KDStV Novesia Bonn verurteilt rechtsradikale Positionen

„Die K.D.St.V. Novesia lehnt wie die K.D.St.V. Staufia Rechtsextremismus und rechtsradikale Positionen in aller Entschiedenheit ab“, erklärten Senior Lars Efing und Philistersionior Dr. Christian Behlert. Ebenso trete die Novesia Bonn linksextremistischen Haltungen klar entgegen.

Die Verbindung sei dem katholischen Glauben verpflichtet, welcher absolut unvereinbar mit Ausgrenzung, Hass, Ideologie und einer daraus folgenden extremistischen Gesinnung sei.

Unitas-Verband Bonn stellt sich aktiv gegen Rechtsextremismus

Bereits 1992 und 2017 habe der Unitas-Verband bindende Resolutionen gegen Rechtsextremismus und Rassismus beschlossen, so Stefan Rubel gegenüber dem „Kölner Stadt-Anzeiger“. Dabei sei auch die Unvereinbarkeit solcher Positionen mit der Unitas betont worden.
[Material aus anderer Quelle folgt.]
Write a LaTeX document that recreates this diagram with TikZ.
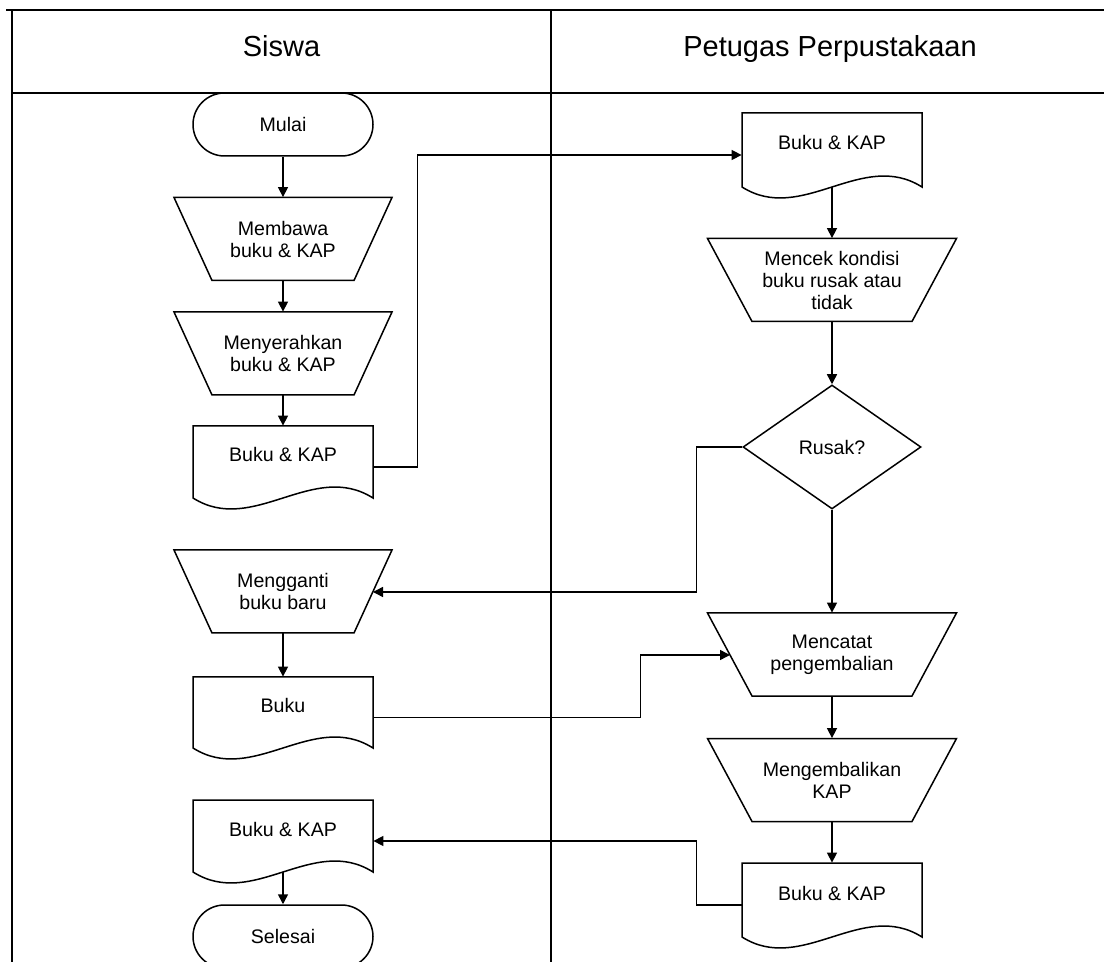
\documentclass[tikz,border=0pt]{standalone}
\usepackage{fontspec}
\setmainfont{Liberation Sans}
\usetikzlibrary{arrows.meta,shapes.geometric,calc}
\tikzset{
 shp/.style={draw=black, line width=0.75pt},
 lbl/.style={inner sep=0pt, align=center, font=\fontsize{9.8}{11}\selectfont},
 term/.style={shp, lbl, rounded corners=15.75pt, minimum width=90pt, minimum height=31.5pt},
 frame/.style={draw=black, line width=1.1pt},
 arr/.style={draw=black, line width=0.75pt, -{Triangle[length=5pt,width=5pt]}},
 head/.style={font=\fontsize{14.5}{17}\selectfont, anchor=base, inner sep=0pt},
}
\newcommand{\manopshape}[6]{%
 \draw[shp] (#2-#4,#3-41.5) -- (#2+#4,#3-41.5) -- (#2+#5,#3+41.5) -- (#2-#5,#3+41.5) -- cycle;
 \node[lbl, minimum width=#4pt, minimum height=41.5pt] (#1) at (#2,#3) {#6};}
\newcommand{\docshape}[6]{%
 \draw[shp] (#2,#4) -- (#3,#4) -- (#3,#5) .. controls ({#2+2*(#3-#2)/3},{#5-38}) and ({#2+(#3-#2)/3},{#5+38}) .. (#2,#5) -- cycle;
 \node[lbl, text height=7pt, text depth=7pt, minimum width={(#3-#2)*0.5pt}, minimum height={(#5-#4)*0.5pt}] (#1) at ({(#2+#3)/2},{(#4+#5)/2}) {#6};}
\begin{document}
\begin{tikzpicture}[x=0.5pt,y=-0.5pt]
\useasboundingbox (0,0) rectangle (1104,962);
\fill[white] (0,0) rectangle (1104,962);
% frame
\draw[frame] (6,10) -- (1104,10);
\draw[frame] (12,10) -- (12,962);
\draw[frame] (12,93) -- (1104,93);
\draw[frame] (551,10) -- (551,962);
\node[head] (siswa) at (281.5,57) {Siswa};
\node[head] (petugas) at (830,57) {Petugas Perpustakaan};
% left lane
\node[term] (mulai) at (283,124.5) {Mulai};
\manopshape{membawa}{283}{239}{109}{71}{Membawa\\buku \& KAP}
\manopshape{menyerahkan}{283}{353.5}{109}{71}{Menyerahkan\\buku \& KAP}
\docshape{docA}{193}{373}{426}{498}{Buku \& KAP}
\manopshape{mengganti}{283}{591.5}{109}{71}{Mengganti\\buku baru}
\docshape{docB}{193}{373}{677}{748}{Buku}
\docshape{docC}{193}{373}{800}{872}{Buku \& KAP}
\node[term] (selesai) at (283,936.5) {Selesai};
% right lane
\docshape{docD}{742}{922}{113}{187}{Buku \& KAP}
\manopshape{mencek}{832}{280}{124.5}{80}{Mencek kondisi\\buku rusak atau\\tidak}
\node[shp, lbl, diamond, minimum width=89pt, minimum height=62pt] (rusak) at (832,447) {Rusak?};
\manopshape{mencatat}{832}{654.5}{124.5}{80}{Mencatat\\pengembalian}
\manopshape{mengembalikan}{832}{780}{124.5}{80}{Mengembalikan\\KAP}
\docshape{docE}{742}{922}{863}{937}{Buku \& KAP}
% connectors
\coordinate (mgin) at (373,592);
\coordinate (mcin) at (730,655);
\draw[arr] (mulai.south) -- (membawa.north);
\draw[arr] (membawa.south) -- (menyerahkan.north);
\draw[arr] (menyerahkan.south) -- (docA.north);
\draw[arr] ([yshift=-2.5pt]docA.east) -- ++(44,0) |- ([yshift=-2.5pt]docD.west);
\draw[arr] (docD.south) -- (mencek.north);
\draw[arr] (mencek.south) -- (rusak.north);
\draw[arr] (rusak.west) -- ++(-46,0) |- (mgin);
\draw[arr] (rusak.south) -- (mencatat.north);
\draw[arr] (mengganti.south) -- (docB.north);
\draw[arr] ([yshift=-2.5pt]docB.east) -- ++(267,0) |- (mcin);
\draw[arr] (mencatat.south) -- (mengembalikan.north);
\draw[arr] (mengembalikan.south) -- (docE.north);
\draw[arr] ([yshift=-2.5pt]docE.west) -- ++(-45,0) |- ([yshift=-2.5pt]docC.east);
\draw[arr] (docC.south) -- (selesai.north);
\end{tikzpicture}
\end{document}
„Aktuell gibt es auf Verbandsebene rege Diskussionen um die klare Positionierung gegen den aktuell wiedererstarkenden Rechtsextremismus und Rassismus“, erklärte Rubel. Daran beteilige sich auch die Unitas Bonn aktiv. Ob dabei auch eine Unvereinbarkeitserklärung konkret gegen die AfD verfasst werde, war aber noch unklar.